In [1]:
import pandas as pd
from tqdm import tqdm

from src.parsing.regex_classifier import attempt_to_classify, construct_according_to_classification

tqdm.pandas()

db = pd.read_csv('../resources/acme_security_tickets.csv')

# regex performance on dataset
starting simply, how well does a simple regex recognize and classify the requests that we're getting?

In [2]:
db['regex_classification'] = db['details'].progress_apply(attempt_to_classify).apply(lambda txt: txt.replace('_', ' '))

requests_by_types = db.groupby('request_type')
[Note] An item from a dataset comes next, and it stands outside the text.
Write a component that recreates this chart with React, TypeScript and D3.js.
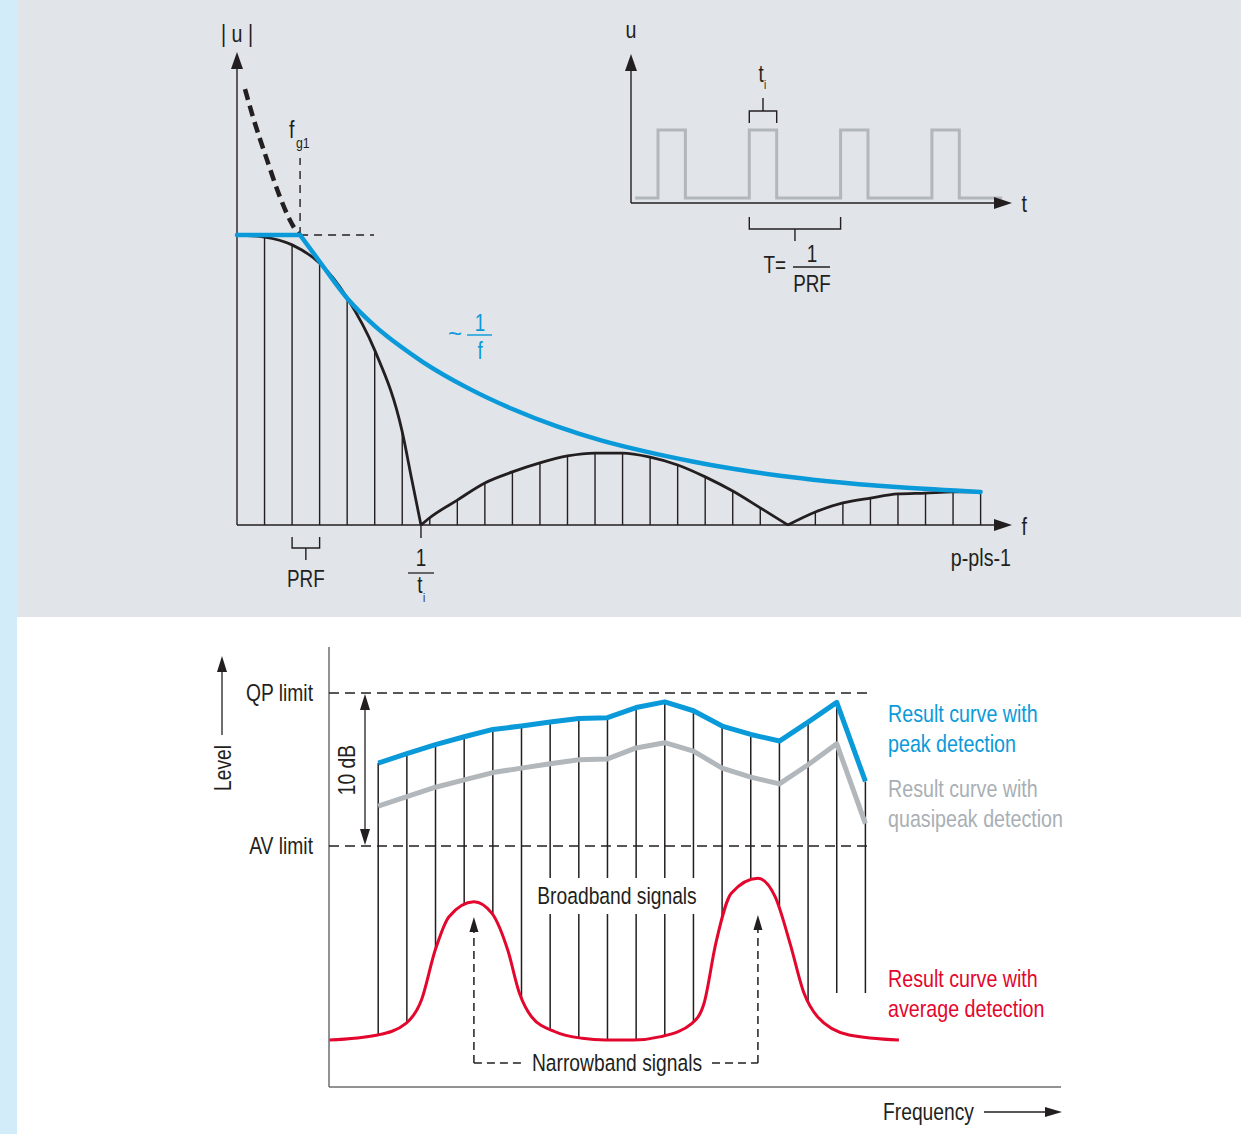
import React from 'react';
import * as d3 from 'd3';

const FONT = '"Liberation Sans", Arial, sans-serif';
const INK = '#231f20';
const BLUE = '#0a9ad9';
const GREYC = '#b2b7bc';
const GREYT = '#a9afb5';
const RED = '#e3062d';

// ---------------- Top chart: line spectrum of a pulse train ----------------
const topLineIdx = [0, 1, 2, 3, 4, 5, 6, 7, 8, 9, 10, 11, 12, 13, 14, 15, 16, 17, 18, 19, 20, 21, 22, 23, 24, 25, 26, 27];
const topLineAmp = [1.0, 0.993, 0.966, 0.903, 0.783, 0.603, 0.321, 0.025, 0.086, 0.145, 0.183, 0.214, 0.238, 0.248, 0.248, 0.234, 0.207, 0.166, 0.117, 0.059, 0, 0.045, 0.076, 0.093, 0.107, 0.11, 0.114, 0.114];

const lobe1F = [0, 1, 2, 3, 4, 5, 6, 6.35, 6.68];
const lobe1A = [1.0, 0.993, 0.966, 0.903, 0.783, 0.603, 0.321, 0.155, 0];
const lobe2F = [6.68, 7, 8, 9, 10, 11, 12, 13, 14, 15, 16, 17, 18, 19, 20];
const lobe2A = [0, 0.025, 0.086, 0.145, 0.183, 0.214, 0.238, 0.248, 0.248, 0.234, 0.207, 0.166, 0.117, 0.059, 0];
const lobe3F = [20, 21, 22, 23, 24, 25, 26, 27];
const lobe3A = [0, 0.045, 0.076, 0.093, 0.107, 0.11, 0.114, 0.114];

const blueF = [2.29, 3.01, 3.99, 5.01, 5.92, 6.75, 8.39, 10.0, 11.62, 13.25, 14.85, 16.49, 18.12, 19.72, 21.35, 24.07, 27];
const blueA = [1.0, 0.907, 0.783, 0.686, 0.617, 0.562, 0.472, 0.4, 0.34, 0.291, 0.253, 0.22, 0.192, 0.17, 0.152, 0.13, 0.114];

const dashF = [0.29, 0.58, 1.09, 1.56, 1.92, 2.21, 2.29];
const dashA = [1.503, 1.407, 1.259, 1.131, 1.052, 1.007, 1.0];

const FG1 = 2.29;
const ZERO1 = 6.68;

// inset pulse train (time in periods, u normalised)
const pulseStarts = [0, 1, 2, 3];
const pulseWidth = 0.3;
const pulseTStart = -0.25;
const pulseTEnd = 3.77;

// ---------------- Bottom chart: detectors ----------------
const botLineIdx = [0, 1, 2, 3, 4, 5, 6, 7, 8, 9, 10, 11, 12, 13, 14, 15, 16, 17];
const peakDb = [5.42, 6.04, 6.63, 7.14, 7.62, 7.84, 8.1, 8.33, 8.39, 9.05, 9.42, 8.84, 7.84, 7.29, 6.86, 8.1, 9.39, 4.22];
const qpDb = [2.61, 3.22, 3.84, 4.32, 4.8, 5.09, 5.38, 5.64, 5.69, 6.41, 6.75, 6.2, 5.09, 4.5, 4.06, 5.31, 6.68, 1.46];
const lineEndDb = [null, null, null, null, null, null, null, null, null, null, null, null, null, null, null, null, -9.61, -9.61];

const avgF = [-1.7, -0.02, 0.97, 1.51, 1.99, 2.47, 3.34, 3.97, 4.52, 4.93, 5.35, 6.17, 7.12, 7.94, 8.9, 9.86, 10.95, 11.37, 11.78, 12.32, 13.25, 13.85, 14.37, 14.86, 15.33, 16.43, 18.17];
const avgDb = [-12.68, -12.35, -11.59, -10.07, -6.8, -4.62, -3.64, -4.4, -6.8, -9.63, -11.16, -12.14, -12.57, -12.68, -12.68, -12.46, -11.59, -10.28, -6.36, -3.09, -2.11, -3.31, -6.36, -9.63, -11.16, -12.35, -12.68];

const narrowPeaks = [3.34, 13.25];
const narrowTipDb = [-4.64, -4.51];

const zip = (a: number[], b: number[]) => a.map((v, i) => [v, b[i]] as [number, number]);

function Arrow({ x, y, dir, len = 16, hw = 6, fill = INK }: { x: number; y: number; dir: 'up' | 'down' | 'right'; len?: number; hw?: number; fill?: string }) {
  let pts = '';
  if (dir === 'up') pts = `${x},${y} ${x - hw},${y + len} ${x + hw},${y + len}`;
  if (dir === 'down') pts = `${x},${y} ${x - hw},${y - len} ${x + hw},${y - len}`;
  if (dir === 'right') pts = `${x},${y} ${x - len},${y - hw} ${x - len},${y + hw}`;
  return <polygon points={pts} fill={fill} />;
}

function Label({ x, y, size = 23.5, anchor = 'start', fill = INK, rotate = 0, sx = 0.82, children }: { x: number; y: number; size?: number; anchor?: string; fill?: string; rotate?: number; sx?: number; children: React.ReactNode }) {
  const tr = `translate(${x},${y})${rotate ? ` rotate(${rotate})` : ''} scale(${sx},1)`;
  return (
    <text transform={tr} textAnchor={anchor as any} fontSize={size} fontFamily={FONT} fill={fill}>
      {children}
    </text>
  );
}

export default function App() {
  const xT = d3.scaleLinear().domain([0, 27]).range([237, 980.6]);
  const yT = d3.scaleLinear().domain([0, 1]).range([525, 235]);
  const lineT = d3.line<[number, number]>().x(d => xT(d[0])).y(d => yT(d[1])).curve(d3.curveMonotoneX);

  const xP = d3.scaleLinear().domain([0, 1]).range([658, 749.3]);
  const yP = d3.scaleLinear().domain([0, 1]).range([198, 130]);
  const pulsePts: [number, number][] = [[pulseTStart, 0]];
  pulseStarts.forEach(s => {
    pulsePts.push([s, 0], [s, 1], [s + pulseWidth, 1], [s + pulseWidth, 0]);
  });
  pulsePts.push([pulseTEnd, 0]);
  const pulsePath = d3.line<[number, number]>().x(d => xP(d[0])).y(d => yP(d[1]))(pulsePts) || '';

  const xB = d3.scaleLinear().domain([0, 17]).range([378.2, 865.4]);
  const yB = d3.scaleLinear().domain([0, 10]).range([846, 693]);
  const polyB = d3.line<[number, number]>().x(d => xB(d[0])).y(d => yB(d[1]));
  const redLine = d3.line<[number, number]>().x(d => xB(d[0])).y(d => yB(d[1])).curve(d3.curveMonotoneX);
  const redArea = d3.area<[number, number]>().x(d => xB(d[0])).y0(yB(14)).y1(d => yB(d[1])).curve(d3.curveMonotoneX);
  const avgPts = zip(avgF, avgDb);

  return (
    <svg width={1241} height={1134} style={{ position: 'absolute', left: 0, top: 0 }}>
      <defs>
        <clipPath id="aboveRed">
          <path d={redArea(avgPts) || ''} />
        </clipPath>
      </defs>
      <rect x={0} y={0} width={1241} height={1134} fill="#ffffff" />
      <rect x={0} y={0} width={17} height={1134} fill="#d3ecf9" />
      <rect x={17} y={0} width={1224} height={617} fill="#e1e4e8" />

      {/* ---------- TOP MAIN ---------- */}
      {topLineIdx.filter(k => k > 0).map(k => (
        <line key={k} x1={xT(k)} x2={xT(k)} y1={yT(0)} y2={yT(topLineAmp[k])} stroke={INK} strokeWidth={1.4} />
      ))}
      <line x1={xT(0)} x2={xT(0)} y1={yT(0)} y2={66} stroke={INK} strokeWidth={1.4} />
      <Arrow x={xT(0)} y={52} dir="up" len={17} hw={6} />
      <line x1={xT(0)} x2={996} y1={yT(0)} y2={yT(0)} stroke={INK} strokeWidth={1.4} />
      <Arrow x={1012} y={yT(0)} dir="right" len={18} hw={6} />

      {[zip(lobe1F, lobe1A), zip(lobe2F, lobe2A), zip(lobe3F, lobe3A)].map((pts, i) => (
        <path key={i} d={lineT(pts) || ''} fill="none" stroke={INK} strokeWidth={2.8} />
      ))}
      <path d={lineT(zip(dashF, dashA)) || ''} fill="none" stroke={INK} strokeWidth={4.5} strokeDasharray="11 6" />
      <line x1={xT(FG1)} x2={xT(FG1)} y1={yT(1)} y2={158} stroke={INK} strokeWidth={1.4} strokeDasharray="8 6" />
      <line x1={xT(FG1)} x2={374} y1={yT(1)} y2={yT(1)} stroke={INK} strokeWidth={1.4} strokeDasharray="8 6" />
      <line x1={xT(0)} x2={xT(FG1)} y1={yT(1)} y2={yT(1)} stroke={BLUE} strokeWidth={4.5} strokeLinecap="round" />
      <path d={lineT(zip(blueF, blueA)) || ''} fill="none" stroke={BLUE} strokeWidth={4.5} strokeLinecap="round" />

      <Label x={237} y={42} anchor="middle" size={24}>| u |</Label>
      <Label x={289} y={138} size={24}>f</Label>
      <Label x={296} y={148} size={15}>g1</Label>
      <Label x={462} y={342} anchor="end" size={24} sx={1} fill={BLUE}>~</Label>
      <Label x={480} y={331} anchor="middle" size={23} fill={BLUE}>1</Label>
      <line x1={467} x2={492} y1={335} y2={335} stroke={BLUE} strokeWidth={1.4} />
      <Label x={480} y={359} anchor="middle" size={23} fill={BLUE}>f</Label>

      <path d={`M${xT(2)},537 V548 H${xT(3)} V537 M${(xT(2) + xT(3)) / 2},548 V560`} fill="none" stroke={INK} strokeWidth={1.4} />
      <Label x={(xT(2) + xT(3)) / 2} y={587} anchor="middle" size={23}>PRF</Label>
      <line x1={xT(ZERO1)} x2={xT(ZERO1)} y1={yT(0)} y2={538} stroke={INK} strokeWidth={1.4} />
      <Label x={xT(ZERO1)} y={566} anchor="middle" size={23}>1</Label>
      <line x1={408} x2={434} y1={573} y2={573} stroke={INK} strokeWidth={1.3} />
      <Label x={xT(ZERO1) - 1} y={593} anchor="middle" size={23}>t</Label>
      <Label x={424} y={602} anchor="middle" size={12}>i</Label>
      <Label x={1027} y={535} anchor="end" size={24}>f</Label>
      <Label x={1011} y={566} anchor="end" size={24}>p-pls-1</Label>

      {/* ---------- TOP INSET ---------- */}
      <path d={pulsePath} fill="none" stroke={GREYC} strokeWidth={3} />
      <line x1={631} x2={631} y1={203} y2={68} stroke={INK} strokeWidth={1.4} />
      <Arrow x={631} y={54} dir="up" len={17} hw={6} />
      <line x1={631} x2={996} y1={203} y2={203} stroke={INK} strokeWidth={1.4} />
      <Arrow x={1012} y={203} dir="right" len={18} hw={6} />
      <Label x={631} y={38} anchor="middle" size={24}>u</Label>
      <Label x={1027} y={212} anchor="end" size={24}>t</Label>
      <path d={`M${xP(1)},123 V111 H${xP(1 + pulseWidth)} V123 M${xP(1 + pulseWidth / 2)},111 V98`} fill="none" stroke={INK} strokeWidth={1.4} />
      <Label x={761} y={82} anchor="middle" size={23}>t</Label>
      <Label x={765} y={89} anchor="middle" size={12}>i</Label>
      <path d={`M${xP(1)},217 V229 H${xP(2)} V217 M${(xP(1) + xP(2)) / 2},229 V241`} fill="none" stroke={INK} strokeWidth={1.4} />
      <Label x={786} y={273} anchor="end" size={23}>T=</Label>
      <Label x={812} y={262} anchor="middle" size={23}>1</Label>
      <line x1={793} x2={830} y1={267} y2={267} stroke={INK} strokeWidth={1.3} />
      <Label x={812} y={292} anchor="middle" size={23}>PRF</Label>

      {/* ---------- BOTTOM ---------- */}
      <line x1={329} x2={329} y1={647} y2={1087} stroke="#6d6e71" strokeWidth={1.5} />
      <line x1={329} x2={1061} y1={1087} y2={1087} stroke="#6d6e71" strokeWidth={1.5} />
      <line x1={329} x2={872} y1={yB(10)} y2={yB(10)} stroke={INK} strokeWidth={1.5} strokeDasharray="10 6" />
      <line x1={329} x2={872} y1={yB(0)} y2={yB(0)} stroke={INK} strokeWidth={1.5} strokeDasharray="10 6" />
      <Label x={313} y={701} anchor="end">QP limit</Label>
      <Label x={313} y={854} anchor="end">AV limit</Label>
      <Label x={231} y={768} anchor="middle" rotate={-90}>Level</Label>
      <line x1={222} x2={222} y1={735} y2={670} stroke={INK} strokeWidth={1.3} />
      <Arrow x={222} y={656} dir="up" len={16} hw={5} />
      <line x1={365} x2={365} y1={yB(10) + 14} y2={yB(0) - 14} stroke={INK} strokeWidth={1.3} />
      <Arrow x={365} y={yB(10) + 1} dir="up" len={16} hw={5} />
      <Arrow x={365} y={yB(0) - 1} dir="down" len={16} hw={5} />
      <Label x={355} y={770} anchor="middle" rotate={-90}>10 dB</Label>

      <g clipPath="url(#aboveRed)">
        {botLineIdx.map(k => (
          <line key={k} x1={xB(k)} x2={xB(k)} y1={yB(peakDb[k])} y2={yB(lineEndDb[k] ?? -14)} stroke={INK} strokeWidth={1.5} />
        ))}
      </g>
      <rect x={533} y={878} width={169} height={36} fill="#ffffff" />
      <Label x={617} y={904} anchor="middle">Broadband signals</Label>

      <path d={polyB(zip(botLineIdx, qpDb)) || ''} fill="none" stroke={GREYC} strokeWidth={5} strokeLinejoin="round" />
      <path d={polyB(zip(botLineIdx, peakDb)) || ''} fill="none" stroke={BLUE} strokeWidth={5} strokeLinejoin="round" />
      <path d={redLine(avgPts) || ''} fill="none" stroke={RED} strokeWidth={3} />

      {narrowPeaks.map((p, i) => (
        <g key={i}>
          <line x1={xB(p)} x2={xB(p)} y1={yB(-14.18)} y2={yB(narrowTipDb[i]) + 14} stroke={INK} strokeWidth={1.5} strokeDasharray="8 5" />
          <Arrow x={xB(p)} y={yB(narrowTipDb[i])} dir="up" len={15} hw={4.5} />
        </g>
      ))}
      <line x1={xB(narrowPeaks[0])} x2={522} y1={yB(-14.18)} y2={yB(-14.18)} stroke={INK} strokeWidth={1.5} strokeDasharray="8 5" />
      <line x1={712} x2={xB(narrowPeaks[1])} y1={yB(-14.18)} y2={yB(-14.18)} stroke={INK} strokeWidth={1.5} strokeDasharray="8 5" />
      <Label x={617} y={1071} anchor="middle">Narrowband signals</Label>

      <Label x={888} y={722} size={24} fill={BLUE}>Result curve with</Label>
      <Label x={888} y={752} size={24} fill={BLUE}>peak detection</Label>
      <Label x={888} y={797} size={24} fill={GREYT}>Result curve with</Label>
      <Label x={888} y={827} size={24} fill={GREYT}>quasipeak detection</Label>
      <Label x={888} y={987} size={24} fill={RED}>Result curve with</Label>
      <Label x={888} y={1017} size={24} fill={RED}>average detection</Label>

      <Label x={883} y={1120}>Frequency</Label>
      <line x1={984} x2={1046} y1={1112} y2={1112} stroke={INK} strokeWidth={1.3} />
      <Arrow x={1062} y={1112} dir="right" len={17} hw={5} />
    </svg>
  );
}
for request_type, requests in requests_by_types:
    hit_rate = requests.apply(
        lambda row: row['request_type'].upper() == row['regex_classification'].upper(), axis=1
    ).sum() / requests.shape[0]
    print(f"hit rate for type {request_type}: {hit_rate * 100:.2f}%")

100%|██████████| 1000/1000 [00:00<00:00, 98052.74it/s]

hit rate for type Cloud Resource Access: 100.00%
hit rate for type Data Export: 100.00%
hit rate for type DevTool Install: 100.00%
hit rate for type Firewall Change: 100.00%
hit rate for type Network Access: 100.00%
hit rate for type Permission Change: 100.00%
hit rate for type Vendor Approval: 100.00%





is seems like using regex just to classify the requests is **highly accurate**, but I would guess that this indicates a data issue rather than real world performance.
even so, I will try to move one and see how far I can go with just that simple stuff.

let's start by examining every mandatory field and see how we extract it from the data.

In [3]:
db['regex_construction_validity'] = db['details'].progress_apply(
    lambda txt: construct_according_to_classification(attempt_to_classify(txt), txt)
).progress_apply(lambda req: req.is_valid())

for request_type, requests in db.groupby('request_type'):
    validity_rate = requests['regex_construction_validity'].sum() / requests.shape[0]
    print(f"successful construction rate for type {request_type}: {validity_rate * 100:.2f}%")

db[['request_type', 'mandatory_fields']].drop_duplicates().sort_values(by=['request_type'])

100%|██████████| 1000/1000 [06:58<00:00,  2.39it/s]
100%|██████████| 1000/1000 [00:00<00:00, 657723.69it/s]

hit rate for type Cloud Resource Access: 100.00%
hit rate for type Data Export: 0.00%
hit rate for type DevTool Install: 0.00%
hit rate for type Firewall Change: 100.00%
hit rate for type Network Access: 0.00%
hit rate for type Permission Change: 100.00%
hit rate for type Vendor Approval: 100.00%





Unnamed: 0,request_type,mandatory_fields
8,Cloud Resource Access,Business Justification; Data Sensitivity Level
7,Data Export,Business Justification; PII Involved; Data Des...
14,DevTool Install,Business Justification; Team Lead Approval
4,Firewall Change,Business Justification; Source System; Destina...
3,Network Access,Business Justification; Source CIDR; Approval ...
0,Permission Change,Business Justification; Duration; Manager Appr...
1,Vendor Approval,Vendor Security Questionnaire; Data Classifica...


In [None]:
db[(db['request_type'] == 'Data Export')][['details', 'mandatory_fields', 'security_risk_score']]